* **Dataset extract**
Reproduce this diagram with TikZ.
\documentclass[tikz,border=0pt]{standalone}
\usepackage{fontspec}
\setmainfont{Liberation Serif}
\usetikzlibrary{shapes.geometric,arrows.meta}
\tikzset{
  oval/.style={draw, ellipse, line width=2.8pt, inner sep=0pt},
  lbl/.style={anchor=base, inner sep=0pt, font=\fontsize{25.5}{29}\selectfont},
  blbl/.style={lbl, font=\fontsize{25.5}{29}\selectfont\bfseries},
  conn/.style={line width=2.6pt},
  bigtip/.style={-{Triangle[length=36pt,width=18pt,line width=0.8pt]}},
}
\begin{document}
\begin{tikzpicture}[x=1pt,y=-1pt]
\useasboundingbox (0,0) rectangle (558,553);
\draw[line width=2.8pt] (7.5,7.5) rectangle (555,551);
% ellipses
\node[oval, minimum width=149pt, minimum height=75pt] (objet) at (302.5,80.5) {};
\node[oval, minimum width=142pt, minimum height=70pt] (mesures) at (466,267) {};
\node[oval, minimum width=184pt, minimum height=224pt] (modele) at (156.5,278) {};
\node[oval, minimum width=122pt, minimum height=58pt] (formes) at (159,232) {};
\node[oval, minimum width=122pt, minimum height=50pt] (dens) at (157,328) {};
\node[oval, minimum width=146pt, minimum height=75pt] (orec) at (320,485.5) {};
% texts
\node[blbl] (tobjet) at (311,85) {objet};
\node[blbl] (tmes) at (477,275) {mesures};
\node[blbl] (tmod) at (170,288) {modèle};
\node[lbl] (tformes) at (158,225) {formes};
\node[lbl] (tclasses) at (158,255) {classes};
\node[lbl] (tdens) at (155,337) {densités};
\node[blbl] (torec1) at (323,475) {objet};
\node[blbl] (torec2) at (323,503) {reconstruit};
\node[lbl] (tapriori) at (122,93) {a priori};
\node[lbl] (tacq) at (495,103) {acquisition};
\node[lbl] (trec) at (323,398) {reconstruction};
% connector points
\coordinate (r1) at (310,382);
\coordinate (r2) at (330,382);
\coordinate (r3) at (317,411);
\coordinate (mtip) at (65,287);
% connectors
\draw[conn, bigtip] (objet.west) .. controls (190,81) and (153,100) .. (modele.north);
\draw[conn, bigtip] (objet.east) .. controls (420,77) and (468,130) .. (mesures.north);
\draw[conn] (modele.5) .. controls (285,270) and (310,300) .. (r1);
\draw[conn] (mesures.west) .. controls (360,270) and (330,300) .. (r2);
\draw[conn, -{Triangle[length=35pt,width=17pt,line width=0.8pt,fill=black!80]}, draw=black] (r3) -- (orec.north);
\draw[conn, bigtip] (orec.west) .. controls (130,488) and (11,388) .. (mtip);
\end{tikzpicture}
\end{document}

* **Short problem**
Each line of the material should be echoed exactly.

* **Expected output**
Reproduce this diagram with TikZ.
\documentclass[tikz,border=0pt]{standalone}
\usepackage{fontspec}
\setmainfont{Liberation Serif}
\usetikzlibrary{shapes.geometric,arrows.meta}
\tikzset{
  oval/.style={draw, ellipse, line width=2.8pt, inner sep=0pt},
  lbl/.style={anchor=base, inner sep=0pt, font=\fontsize{25.5}{29}\selectfont},
  blbl/.style={lbl, font=\fontsize{25.5}{29}\selectfont\bfseries},
  conn/.style={line width=2.6pt},
  bigtip/.style={-{Triangle[length=36pt,width=18pt,line width=0.8pt]}},
}
\begin{document}
\begin{tikzpicture}[x=1pt,y=-1pt]
\useasboundingbox (0,0) rectangle (558,553);
\draw[line width=2.8pt] (7.5,7.5) rectangle (555,551);
% ellipses
\node[oval, minimum width=149pt, minimum height=75pt] (objet) at (302.5,80.5) {};
\node[oval, minimum width=142pt, minimum height=70pt] (mesures) at (466,267) {};
\node[oval, minimum width=184pt, minimum height=224pt] (modele) at (156.5,278) {};
\node[oval, minimum width=122pt, minimum height=58pt] (formes) at (159,232) {};
\node[oval, minimum width=122pt, minimum height=50pt] (dens) at (157,328) {};
\node[oval, minimum width=146pt, minimum height=75pt] (orec) at (320,485.5) {};
% texts
\node[blbl] (tobjet) at (311,85) {objet};
\node[blbl] (tmes) at (477,275) {mesures};
\node[blbl] (tmod) at (170,288) {modèle};
\node[lbl] (tformes) at (158,225) {formes};
\node[lbl] (tclasses) at (158,255) {classes};
\node[lbl] (tdens) at (155,337) {densités};
\node[blbl] (torec1) at (323,475) {objet};
\node[blbl] (torec2) at (323,503) {reconstruit};
\node[lbl] (tapriori) at (122,93) {a priori};
\node[lbl] (tacq) at (495,103) {acquisition};
\node[lbl] (trec) at (323,398) {reconstruction};
% connector points
\coordinate (r1) at (310,382);
\coordinate (r2) at (330,382);
\coordinate (r3) at (317,411);
\coordinate (mtip) at (65,287);
% connectors
\draw[conn, bigtip] (objet.west) .. controls (190,81) and (153,100) .. (modele.north);
\draw[conn, bigtip] (objet.east) .. controls (420,77) and (468,130) .. (mesures.north);
\draw[conn] (modele.5) .. controls (285,270) and (310,300) .. (r1);
\draw[conn] (mesures.west) .. controls (360,270) and (330,300) .. (r2);
\draw[conn, -{Triangle[length=35pt,width=17pt,line width=0.8pt,fill=black!80]}, draw=black] (r3) -- (orec.north);
\draw[conn, bigtip] (orec.west) .. controls (130,488) and (11,388) .. (mtip);
\end{tikzpicture}
\end{document}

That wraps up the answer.